Scottish landlord, diplomat and lawyer

Richard Lawson of High Riggs or Hieriggis (died 1507) was a Scottish landlord, diplomat and lawyer. He was elected the Lord Provost of Edinburgh for the years 1492, 1493 and 1504. He was a creditor for James III of Scotland, and he was the Lord Justice Clerk from 1504, and he was an ambassador for Scotland. He was the father of James Lawson, who was a Member of Parliament for Edinburgh for the years 1526, 1531 and 1532, and he was the grandfather of James Lawson, Lord Lawson, who became the Lord Provost of Edinburgh in 1532.

==Career==
Lawson was trained as a lawyer and largely served the country in the role of ambassador in treaties with England and as King's Council. He served as Town Clerk in Edinburgh in 1482. He was Justice-Clerk from 1489 and was still in post described as Justice-Clerk-General to the King in January 1504/5.

Lawson joined with Edinburgh merchants in lending money to James III of Scotland in 1482 and 1488, two crisis years of his reign.

He was one of the counsellors appointed for managing the affairs of James IV. Along with Alexander Home, Chamberlain of Scotland, and others, he was one of the Commissioners appointed to ratify the treaty concluded at Coldstream on 5 October 1488 for a three years' truce with England.
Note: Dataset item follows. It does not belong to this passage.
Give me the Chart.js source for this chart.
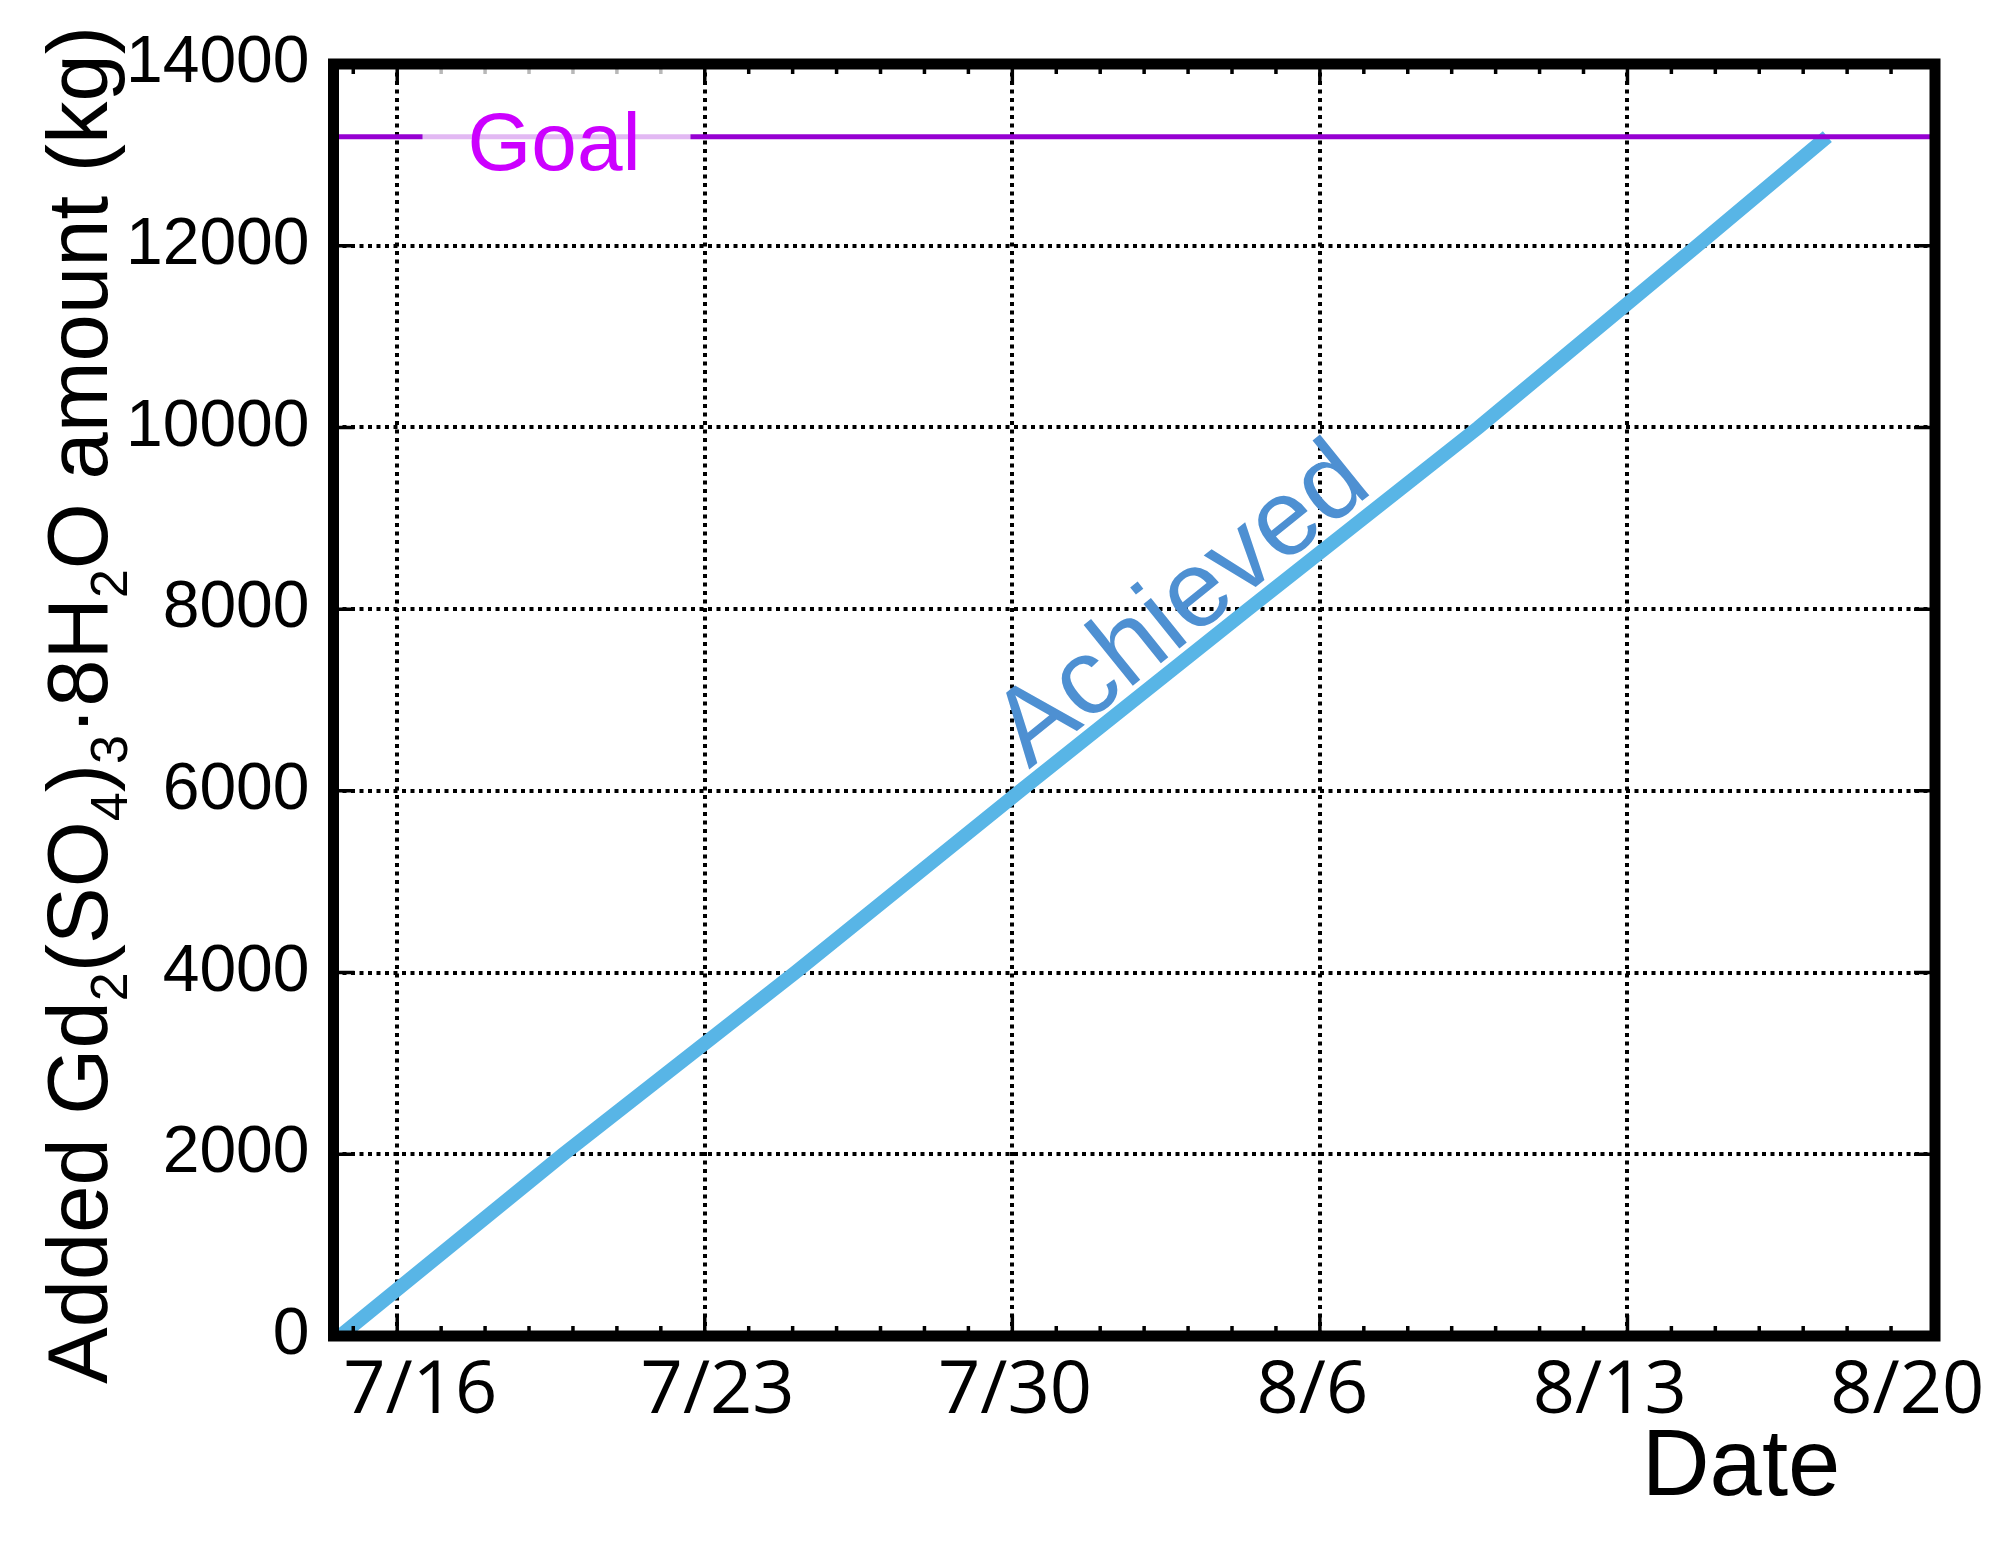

On 30 May 1490 he was one of the Commissioners of the King who, with 300 horsemen, had a safe conduct for two months to enter England, remain and return. On the 25th June 1492 he was one of the King's Commissioners who concluded a new 7 year treaty with England, and on 28 July the next year was again a Commissioner in a party of ambassadors to England for 6 months; and yet again on 22 May 1495 he was one of the Ambassadors, with 100 horsemen, who had a safe conduct to England for 6 months.
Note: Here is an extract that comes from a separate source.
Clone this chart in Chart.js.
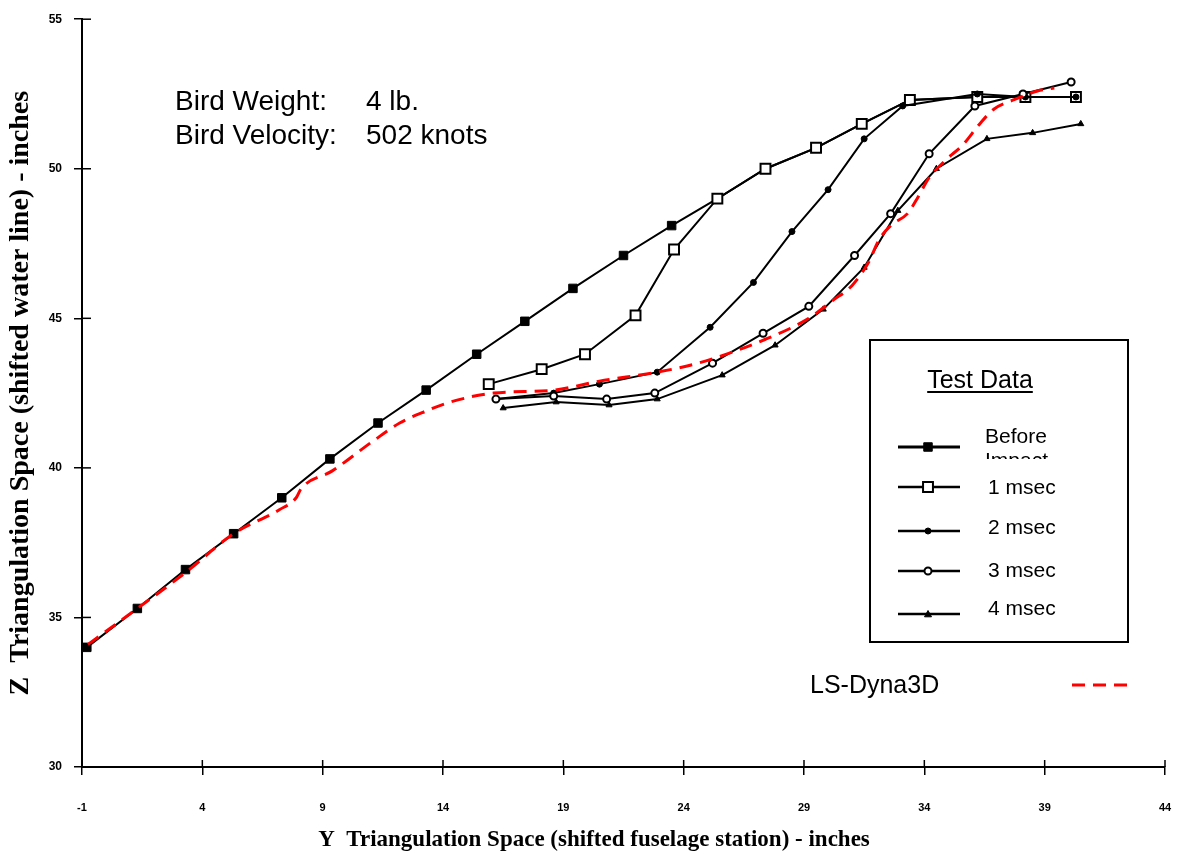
<!DOCTYPE html>
<html lang="en">
<head>
  <meta charset="UTF-8">
  <title>Bird Strike Deformation</title>
  <script src="https://cdn.jsdelivr.net/npm/chart.js"></script>
  <style>
    body { margin: 0; background: #fff; }
  </style>
</head>
<body>
  <canvas id="myChart" width="1182" height="863"></canvas>
<script>
  // tick labels for the x axis (they start at -1, not a multiple of 5)
  const xTicks = [-1, 4, 9, 14, 19, 24, 29, 34, 39, 44];

  const seriesLabels = ['Before Impact', '1 msec', '2 msec', '3 msec', '4 msec', 'LS-Dyna3D'];
  const xTitle = 'Y  Triangulation Space (shifted fuselage station) - inches';
  const yTitle = 'Z  Triangulation Space (shifted water line) - inches';

  const beforeX = [-0.8, 1.3, 3.3, 5.3, 7.3, 9.3, 11.3, 13.3, 15.4, 17.4, 19.4, 21.5, 23.5, 25.4, 27.4, 29.5, 31.4, 33.4, 36.2, 38.2, 40.3];
  const beforeY = [34.0, 35.3, 36.6, 37.8, 39.0, 40.3, 41.5, 42.6, 43.8, 44.9, 46.0, 47.1, 48.1, 49.0, 50.0, 50.7, 51.5, 52.3, 52.4, 52.4, 52.4];

  const msec1X = [15.9, 18.1, 19.9, 22.0, 23.6, 25.4, 27.4, 29.5, 31.4, 33.4, 36.2, 38.2, 40.3];
  const msec1Y = [42.8, 43.3, 43.8, 45.1, 47.3, 49.0, 50.0, 50.7, 51.5, 52.3, 52.4, 52.4, 52.4];

  const msec2X = [16.2, 18.6, 20.5, 22.9, 25.1, 26.9, 28.5, 30.0, 31.5, 33.1, 36.2, 38.2, 40.3];
  const msec2Y = [42.3, 42.5, 42.8, 43.2, 44.7, 46.2, 47.9, 49.3, 51.0, 52.1, 52.5, 52.4, 52.4];

  const msec3X = [16.2, 18.6, 20.8, 22.8, 25.2, 27.3, 29.2, 31.1, 32.6, 34.2, 36.1, 38.1, 40.1];
  const msec3Y = [42.3, 42.4, 42.3, 42.5, 43.5, 44.5, 45.4, 47.1, 48.5, 50.5, 52.1, 52.5, 52.9];

  const msec4X = [16.5, 18.7, 20.9, 22.9, 25.6, 27.8, 29.8, 31.5, 32.9, 34.5, 36.6, 38.5, 40.5];
  const msec4Y = [42.0, 42.2, 42.1, 42.3, 43.1, 44.1, 45.3, 46.7, 48.6, 50.0, 51.0, 51.2, 51.5];

  const dynaX = [-0.75, 1.3, 3.3, 5.3, 7.2, 7.9, 8.1, 9.4, 11.1, 12.2, 13.3, 14.3, 16.1, 18.6, 20.5, 22.9, 24.6, 27.4, 29.2, 30.2, 31.0, 31.7, 32.1, 32.6, 33.3, 33.7, 34.2, 34.9, 35.6, 36.3, 36.9, 37.7, 38.7, 39.4];
  const dynaY = [34.1, 35.3, 36.5, 37.8, 38.6, 39.0, 39.3, 39.9, 40.9, 41.5, 41.9, 42.2, 42.5, 42.6, 42.9, 43.2, 43.5, 44.3, 45.0, 45.6, 46.1, 46.9, 47.6, 48.1, 48.5, 49.0, 49.7, 50.3, 50.8, 51.5, 52.0, 52.3, 52.6, 52.7];

  function pts(xs, ys) {
    return xs.map((x, i) => ({ x: x, y: ys[i] }));
  }

  // ticks in the original cross the axis line, so draw the inner half too
  const innerTicks = {
    id: 'innerTicks',
    afterDraw(chart) {
      const ctx = chart.ctx;
      const xs = chart.scales.x, ys = chart.scales.y;
      ctx.save();
      ctx.strokeStyle = '#000';
      ctx.lineWidth = 1.5;
      xs.ticks.forEach(t => {
        const px = xs.getPixelForValue(t.value);
        ctx.beginPath();
        ctx.moveTo(px, ys.bottom);
        ctx.lineTo(px, ys.bottom - 7);
        ctx.stroke();
      });
      ys.ticks.forEach(t => {
        const py = ys.getPixelForValue(t.value);
        ctx.beginPath();
        ctx.moveTo(xs.left, py);
        ctx.lineTo(xs.left + 9, py);
        ctx.stroke();
      });
      ctx.restore();
    }
  };

  function marker(ctx, ds, x, y) {
    const r = ds.pointRadius;
    ctx.save();
    ctx.fillStyle = ds.pointBackgroundColor;
    ctx.strokeStyle = '#000';
    ctx.lineWidth = ds.pointBorderWidth;
    ctx.beginPath();
    if (ds.pointStyle === 'rect') {
      const s = r * Math.SQRT1_2;
      ctx.rect(x - s, y - s, 2 * s, 2 * s);
    } else if (ds.pointStyle === 'triangle') {
      ctx.moveTo(x, y - r);
      ctx.lineTo(x + r, y + r * 0.8);
      ctx.lineTo(x - r, y + r * 0.8);
      ctx.closePath();
    } else {
      ctx.arc(x, y, r, 0, Math.PI * 2);
    }
    ctx.fill();
    ctx.stroke();
    ctx.restore();
  }

  // the boxed "Test Data" legend, the dyna key, the bird notes and the x title
  const notes = {
    id: 'notes',
    afterDraw(chart) {
      const ctx = chart.ctx;
      const sets = chart.data.datasets;
      ctx.save();
      ctx.fillStyle = '#000';
      ctx.textBaseline = 'alphabetic';
      ctx.font = '28px "Liberation Sans", Arial, sans-serif';
      ctx.fillText('Bird Weight:', 175, 110);
      ctx.fillText('4 lb.', 366, 110);
      ctx.fillText('Bird Velocity:', 175, 144);
      ctx.fillText('502 knots', 366, 144);

      // x axis title sits a bit left of the plot centre in the original
      ctx.font = 'bold 23px "Liberation Serif", "Times New Roman", serif';
      ctx.textAlign = 'center';
      ctx.fillText(xTitle, 594, 846);

      // box
      ctx.strokeStyle = '#000';
      ctx.lineWidth = 2;
      ctx.strokeRect(870, 340, 258, 302);

      ctx.font = '25px "Liberation Sans", Arial, sans-serif';
      ctx.fillText('Test Data', 980, 388);
      const tw = ctx.measureText('Test Data').width;
      ctx.beginPath();
      ctx.moveTo(980 - tw / 2, 392);
      ctx.lineTo(980 + tw / 2, 392);
      ctx.stroke();
      ctx.textAlign = 'left';

      const rowY = [447, 487, 531, 571, 614];
      const textY = [443, 494, 534, 577, 615];
      ctx.font = '21px "Liberation Sans", Arial, sans-serif';
      for (let i = 0; i < 5; i++) {
        const ds = sets[i];
        ctx.strokeStyle = '#000';
        ctx.lineWidth = i === 0 ? 3 : 2.5;
        ctx.beginPath();
        ctx.moveTo(898, rowY[i]);
        ctx.lineTo(960, rowY[i]);
        ctx.stroke();
        marker(ctx, ds, 928, rowY[i]);
        if (i === 0) {
          const words = ds.label.split(' ');
          ctx.fillText(words[0], 985, textY[0]);
          // second word is cut off in the original box
          ctx.save();
          ctx.beginPath();
          ctx.rect(960, 450, 120, 9);
          ctx.clip();
          ctx.fillText(words[1], 985, textY[0] + 24);
          ctx.restore();
        } else {
          ctx.fillText(ds.label, 988, textY[i]);
        }
      }

      // LS-Dyna3D key outside the box
      const dyna = sets[5];
      ctx.font = '25px "Liberation Sans", Arial, sans-serif';
      ctx.fillText(dyna.label, 810, 693);
      ctx.strokeStyle = dyna.borderColor;
      ctx.lineWidth = dyna.borderWidth;
      ctx.setLineDash(dyna.borderDash);
      ctx.beginPath();
      ctx.moveTo(1072, 685);
      ctx.lineTo(1130, 685);
      ctx.stroke();
      ctx.restore();
    }
  };

  new Chart(document.getElementById('myChart'), {
    type: 'scatter',
    data: {
      datasets: [
        {
          label: seriesLabels[0], data: pts(beforeX, beforeY), order: 5,
          showLine: true, borderColor: '#000', borderWidth: 2,
          pointStyle: 'rect', pointRadius: 6, pointBackgroundColor: '#000', pointBorderColor: '#000', pointBorderWidth: 1
        },
        {
          label: seriesLabels[1], data: pts(msec1X, msec1Y), order: 4,
          showLine: true, borderColor: '#000', borderWidth: 2,
          pointStyle: 'rect', pointRadius: 7, pointBackgroundColor: '#fff', pointBorderColor: '#000', pointBorderWidth: 2
        },
        {
          label: seriesLabels[2], data: pts(msec2X, msec2Y), order: 3,
          showLine: true, borderColor: '#000', borderWidth: 2,
          pointStyle: 'circle', pointRadius: 3, pointBackgroundColor: '#000', pointBorderColor: '#000', pointBorderWidth: 1
        },
        {
          label: seriesLabels[3], data: pts(msec3X, msec3Y), order: 2,
          showLine: true, borderColor: '#000', borderWidth: 2,
          pointStyle: 'circle', pointRadius: 3.5, pointBackgroundColor: '#fff', pointBorderColor: '#000', pointBorderWidth: 2
        },
        {
          label: seriesLabels[4], data: pts(msec4X, msec4Y), order: 1,
          showLine: true, borderColor: '#000', borderWidth: 2,
          pointStyle: 'triangle', pointRadius: 3.5, pointBackgroundColor: '#000', pointBorderColor: '#000', pointBorderWidth: 1
        },
        {
          label: seriesLabels[5], data: pts(dynaX, dynaY), order: 0,
          showLine: true, borderColor: '#ff0000', borderWidth: 3, borderDash: [13, 8],
          cubicInterpolationMode: 'monotone', pointRadius: 0
        }
      ]
    },
    options: {
      responsive: false,
      animation: false,
      layout: { padding: { left: 0, right: 17, top: 18, bottom: 0 } },
      plugins: {
        legend: { display: false },
        tooltip: { enabled: false }
      },
      scales: {
        x: {
          type: 'linear',
          min: -1,
          max: 44,
          afterBuildTicks: s => { s.ticks = xTicks.map(v => ({ value: v })); },
          // big label padding would otherwise be added to the side padding
          afterFit: s => { s.height = 96; s.paddingLeft = 0; s.paddingRight = 0; },
          grid: { drawOnChartArea: false, drawTicks: true, tickLength: 8, color: '#000', lineWidth: 1.5 },
          border: { color: '#000', width: 2 },
          ticks: { color: '#000', padding: 26, maxRotation: 0, autoSkip: false,
                   font: { family: '"Liberation Sans", Arial, sans-serif', size: 11, weight: 'bold' } },
          title: { display: false, text: xTitle }
        },
        y: {
          min: 30,
          max: 55,
          afterFit: s => { s.width = 82; },
          grid: { drawOnChartArea: false, drawTicks: true, tickLength: 8, color: '#000', lineWidth: 1.5 },
          border: { color: '#000', width: 2 },
          ticks: { stepSize: 5, color: '#000', padding: 12,
                   font: { family: '"Liberation Sans", Arial, sans-serif', size: 12, weight: 'bold' } },
          title: {
            display: true,
            text: yTitle,
            color: '#000',
            font: { family: '"Liberation Serif", "Times New Roman", serif', size: 28, weight: 'bold' },
            padding: { top: 4, bottom: 0 }
          }
        }
      }
    },
    plugins: [innerTicks, notes]
  });
</script>
</body>
</html>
He was one of the ambassadors of Scotland, who concluded a new 7 year treaty with England, at Ayton, Berwickshire, on 30 September 1497, ratified by King James on 10 February 1498 in the presence of Pedro de Ayala, Prothonotary of the King & Queen of Spain and their ambassador to Scotland.
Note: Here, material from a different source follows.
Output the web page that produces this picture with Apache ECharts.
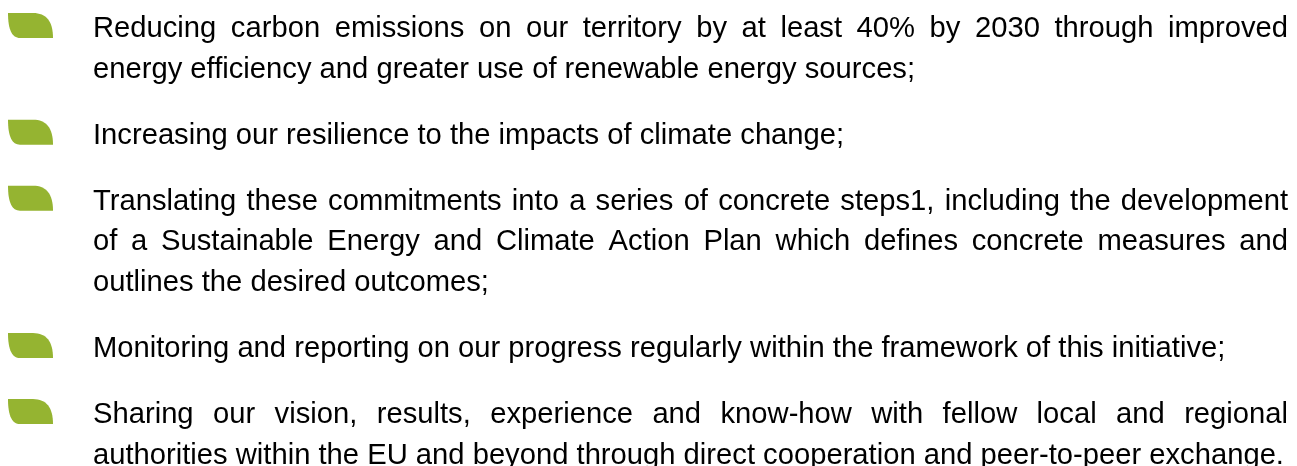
<!DOCTYPE html>
<html><head><meta charset="utf-8">
<script src="https://cdn.jsdelivr.net/npm/echarts@6/dist/echarts.min.js"></script>
<style>html,body{margin:0;padding:0;background:#fff}#c{width:1297px;height:466px}</style>
</head><body><div id="c"></div>
<script>
// Text content: each item is a list of its printed lines
const item1Lines = [
  "Reducing carbon emissions on our territory by at least 40% by 2030 through improved",
  "energy efficiency and greater use of renewable energy sources;"
];
const item2Lines = [
  "Increasing our resilience to the impacts of climate change;"
];
const item3Lines = [
  "Translating these commitments into a series of concrete steps1, including the development",
  "of a Sustainable Energy and Climate Action Plan which defines concrete measures and",
  "outlines the desired outcomes;"
];
const item4Lines = [
  "Monitoring and reporting on our progress regularly within the framework of this initiative;"
];
const item5Lines = [
  "Sharing our vision, results, experience and know-how with fellow local and regional",
  "authorities within the EU and beyond through direct cooperation and peer-to-peer exchange."
];
const items = [item1Lines, item2Lines, item3Lines, item4Lines, item5Lines];

// Layout / style
const FONT_SIZE = 29.2;
const FONT_FAMILY = '"Liberation Sans", Arial, sans-serif';
const TEXT_LEFT = 93, TEXT_RIGHT = 1288;
const FIRST_BASELINE = 38, LINE_STEP = 40.7, PARA_GAP = 25.3;
const BULLET_COLOR = '#95b431';
const TEXT_COLOR = '#000000';
const BULLET_W = 45, BULLET_H = 25, BULLET_X = 8;

// leaf-shaped bullet outline: two quadratic curves joined by flat edges
function leafPoints(x0, y0) {
  const pts = [];
  const quad = (p0, p1, p2) => {
    for (let i = 0; i <= 16; i++) {
      const t = i / 16, u = 1 - t;
      pts.push([x0 + u*u*p0[0] + 2*u*t*p1[0] + t*t*p2[0],
                y0 + u*u*p0[1] + 2*u*t*p1[1] + t*t*p2[1]]);
    }
  };
  const W = BULLET_W, H = BULLET_H, topFlat = 25, leftCurve = 12;
  pts.push([x0, y0]);
  quad([topFlat, 0], [W, 0], [W, H]);
  quad([leftCurve, H], [0, H], [0, 0]);
  return pts;
}

const chart = echarts.init(document.getElementById('c'), null, {renderer: 'canvas'});
const ctx = document.createElement('canvas').getContext('2d');
ctx.font = FONT_SIZE + 'px ' + FONT_FAMILY;
const measure = s => ctx.measureText(s).width;
const MID_OFFSET = 0.3465 * FONT_SIZE - 1;

const elements = [];
let baseline = FIRST_BASELINE;
items.forEach((lines) => {
  elements.push({
    type: 'polygon',
    shape: {points: leafPoints(BULLET_X, baseline - BULLET_H)},
    style: {fill: BULLET_COLOR}
  });
  lines.forEach((line, li) => {
    const isLast = li === lines.length - 1;
    const textStyle = {fill: TEXT_COLOR, font: FONT_SIZE + 'px ' + FONT_FAMILY,
      verticalAlign: 'middle', align: 'left'};
    const y = baseline - MID_OFFSET;
    if (isLast) {
      elements.push({type: 'text', x: TEXT_LEFT, y: y,
        style: Object.assign({text: line}, textStyle)});
    } else {
      const words = line.split(' ');
      const widths = words.map(measure);
      const total = widths.reduce((a, b) => a + b, 0);
      const gap = (TEXT_RIGHT - TEXT_LEFT - total) / (words.length - 1);
      let x = TEXT_LEFT;
      words.forEach((w, wi) => {
        elements.push({type: 'text', x: x, y: y,
          style: Object.assign({text: w}, textStyle)});
        x += widths[wi] + gap;
      });
      baseline += LINE_STEP;
    }
  });
  baseline += LINE_STEP + PARA_GAP;
});

chart.setOption({
  backgroundColor: '#ffffff',
  animation: false,
  graphic: {elements: elements}
});
</script>
</body></html>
In May 1505, Lawson was acting as Provost of Edinburgh and with the burgh council accepted a receipt from Julian Laci, the factor of the Italian merchant Jerome Frescobaldi, which declared that the former Provost, Alexander Lauder of Blyth had returned all the goods belonging to Frescobaldi which had been in his custody.

==Family==
Richard Lawson married Jonet Elphinstone. Lawson's children included three sons and a daughter:
- Richard Lawson II, who married Jonet Liddale. His father gave him an estate known as Cairnmuir in the Pentland Hills in October 1504.
- Robert Lawson, who was killed at the Battle of Flodden in 1513.
- James Lawson, who attended the Scottish Parliament in 1528 and again in 1532.
- Marion or Marjorie Lawson (died 1553), who married John Haldane of Gleneagles in 1508. John Haldane was killed at Flodden. Marjorie Lawson was described in David Lyndsay's Squyer Meldrum.

His grandson James Lawson, Lord Lawson, became both a Senator of the College of Justice and Provost of Edinburgh in 1532.